There are several things we are trying to achieve with the all-age service. We are trying to give the Sunday School teachers a break every now and then. Small church means most the work rests on the same few shoulders and we are not blessed with hundreds of people able to serve in children’s ministry. So, we want to try and ensure our Sunday School teachers get to sit in sermons some of the time too.
We are also trying to create opportunities for others to preach. Generally, I do not preach at the all-age service (this week past was an exception, not the norm). Like the Sunday School teachers, it is good for the pastor to sit under other people’s ministry some of the time too. It also helps the church to see that, just because I am in the room, doesn’t mean I have to be the one preaching for the Word to do its work. More importantly still, it creates opportunities for training people to preach. One in every four or five, we have a slot for somebody else to learn or grow in their preaching skills.
On top of those things, we are trying to help our children learn to sit through services. We have a Sunday School that runs for primary aged children. But we don’t want the children to face a cliff-edge when they turn 11, in which they are used to going out to Sunday School and then are suddenly faced with sitting in adult services. Once per month, we provide an opportunity for families to help their children learn to sit through a full sermon and service, but we take account of the fact young children are there and help them to engage now so that they are more prepared to engage with normal services when they hit secondary school.
One of the ways we try to engage children in the sermon, without dumbing things down, is to make them properly interactive. Whilst large chunks of the sermon are monologue, just like a normal sermon (at least, a normal one of my sermons), we pepper the message with questions. Usually, in a normal service, those questions are rhetorical and designed to get the listener to apply the challenge or encouragement of the question to their own situation and heart. In an all-age service, those questions are purposefully NOT rhetorical. We expect and encourage answers. If you begin to see the children drifting, we throw out a question to draw them back in. If you are trying to emphasise a point, you reframe a question to get them to recall something you said earlier. If you are using an illustration, we ask the children to tell us about a literal illustration and then explain the point of it to them.

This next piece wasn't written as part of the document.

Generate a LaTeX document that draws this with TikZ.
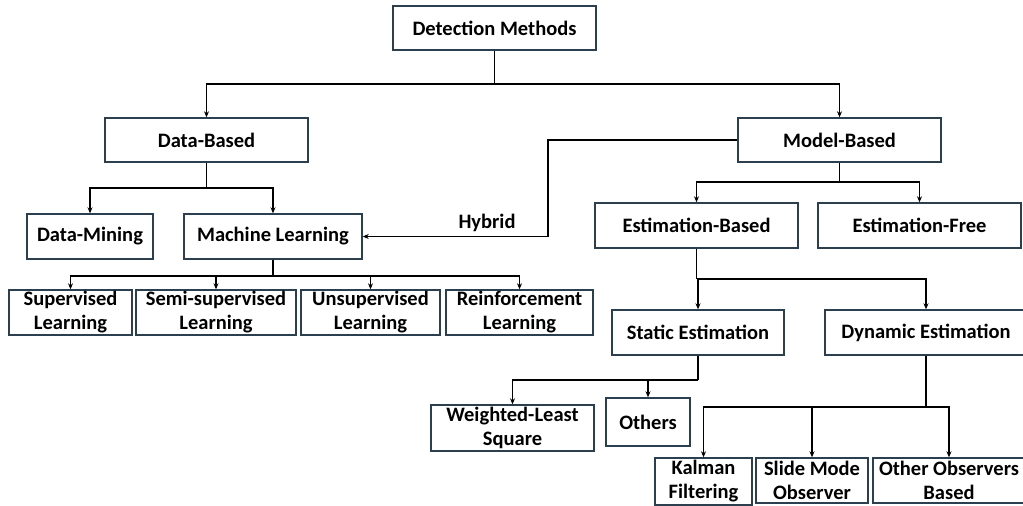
\documentclass[tikz,border=0pt]{standalone}
\usepackage{fontspec}
\setmainfont{Carlito}
\usetikzlibrary{arrows.meta}
\definecolor{boxline}{HTML}{2B3F4E}
\begin{document}
\begin{tikzpicture}[x=1pt,y=-1pt,
  lbl/.style={font=\fontsize{20.5}{24}\selectfont\bfseries},
  box/.style={lbl, draw=boxline, line width=1.4pt, fill=white, inner sep=0pt, align=center},
  conn/.style={line width=1.3pt, black},
  arr/.style={conn, -{Stealth[length=6pt,width=5pt]}}]
\useasboundingbox (0,0) rectangle (1023,506);
\fill[white] (0,0) rectangle (1023,506);
% boxes (center, width, height)
\node[box, minimum width=203pt, minimum height=44pt] (dm) at (494.5,28) {Detection Methods};
\node[box, minimum width=203pt, minimum height=44pt] (db) at (206.5,140) {Data-Based};
\node[box, minimum width=203pt, minimum height=44pt] (mb) at (839.5,140) {Model-Based};
\node[box, minimum width=126pt, minimum height=45pt] (dmin) at (90,236.5) {Data-Mining};
\node[box, minimum width=178pt, minimum height=45pt] (ml) at (273,236.5) {Machine Learning};
\node[box, minimum width=123pt, minimum height=45pt] (sl) at (70.5,312.5) {Supervised\\Learning};
\node[box, minimum width=160pt, minimum height=45pt] (ssl) at (216,312.5) {Semi-supervised\\Learning};
\node[box, minimum width=139pt, minimum height=45pt] (ul) at (370.5,312.5) {Unsupervised\\Learning};
\node[box, minimum width=147pt, minimum height=45pt] (rl) at (519.5,312.5) {Reinforcement\\Learning};
\node[box, minimum width=203pt, minimum height=45pt] (eb) at (696.5,225.5) {Estimation-Based};
\node[box, minimum width=203pt, minimum height=45pt] (ef) at (919.5,225.5) {Estimation-Free};
\node[box, minimum width=172pt, minimum height=45pt] (se) at (698,332.5) {Static Estimation};
\node[box, minimum width=202pt, minimum height=45pt] (de) at (926,332.5) {Dynamic Estimation};
\node[box, minimum width=163pt, minimum height=46pt] (wls) at (512.5,428) {Weighted-Least\\Square};
\node[box, minimum width=84pt, minimum height=48pt] (oth) at (648,422) {Others};
\node[box, minimum width=97pt, minimum height=47pt] (kf) at (703.5,481.5) {Kalman\\Filtering};
\node[box, minimum width=112pt, minimum height=45pt] (smo) at (812,480.5) {Slide Mode\\Observer};
\node[box, minimum width=152pt, minimum height=45pt] (oob) at (949,480.5) {Other Observers\\Based};
\node[lbl] (hy) at (487,223) {Hybrid};
% junctions
\coordinate (j0) at (494.5,84);
\coordinate (j1) at (206.5,188);
\coordinate (j2) at (273,276);
\coordinate (j3) at (839.5,182);
\coordinate (j4) at (696.5,279);
\coordinate (j5) at (698,380);
\coordinate (j6) at (926,407);
\coordinate (h1) at (548,190);
% connectors
\draw[conn] (dm.south) -- (j0);
\draw[arr] (j0) -| (db.north);
\draw[arr] (j0) -| (mb.north);
\draw[conn] (db.south) -- (j1);
\draw[arr] (j1) -| (dmin.north);
\draw[arr] (j1) -| (ml.north);
\draw[conn] (ml.south) -- (j2);
\draw[arr] (j2) -| (sl.north);
\draw[arr] (j2) -| (ssl.north);
\draw[arr] (j2) -| (ul.north);
\draw[arr] (j2) -| (rl.north);
\draw[arr] (mb.west) -| (h1) |- (ml.east);
\draw[conn] (mb.south) -- (j3);
\draw[arr] (j3) -| (eb.north);
\draw[arr] (j3) -| (ef.north);
\draw[conn] (eb.south) -- (j4);
\draw[arr] (j4) -| (se.north);
\draw[arr] (j4) -| (de.north);
\draw[conn] (se.south) -- (j5);
\draw[arr] (j5) -| (wls.north);
\draw[arr] (j5) -| (oth.north);
\draw[conn] (de.south) -- (j6);
\draw[arr] (j6) -| (kf.north);
\draw[arr] (j6) -| (smo.north);
\draw[arr] (j6) -| (oob.north);
\end{tikzpicture}
\end{document}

Questions are a great way to elicit a response. With adults, we may use questions to get them to think about specific answers. With children, we may use questions to get them to focus on the particular point we are trying to make. We may similarly use questions to grab their attention (kids just love to answer questions!) We may use questions to get them to recall something important we have just told them. We may use questions to see if they have actually understood a point we might have made. But peppering the entire sermon with questions means the whole sermon is more interactive, engaging and draws the children in.
I am something of a sermon scripter. I maintain, if you are somebody who cannot get away from your notes – it doesn’t matter whether you bullet point or script – your sermon will be a struggle for anyone to listen. I don’t think the Bible has much to say on this issue – you simply do whatever will help you preach the best sermon for your people. For me, that means scripting it in full because I know I am able not to be tethered by them.
I mention this because my usual sermon would last 30-40 minutes. I know that around 3000-3500 words will be around that long. With my all-age sermon, my written notes were around 2000 words. Theoretically, you would think that would last around 20-25 minutes. But when you factor in all sorts of interaction, that came to around 30-40 minutes. But if you are engaging enough, and interactive enough, we found the children had no problem whatsoever with that length. The key, it seems, is making it engaging. And the key to being engaging was not about our amazing graphics (which were not that amazing) or brilliant rhetorical ability, but boiled down to floating questions at the right time, in the right way and engaging briefly with the answers.
If you want to engage the kids in your sermons, my advice: pepper it with questions. Ask questions that have multiple answers so different children can chime in. Ask questions that expect recall of things you have said. Float questions that reiterate key things. Ask questions that get the children to think about how things might apply to them (giving them hints and help as you do it). And as you think about how to engage the kids, ask yourself, are the adults really all that different?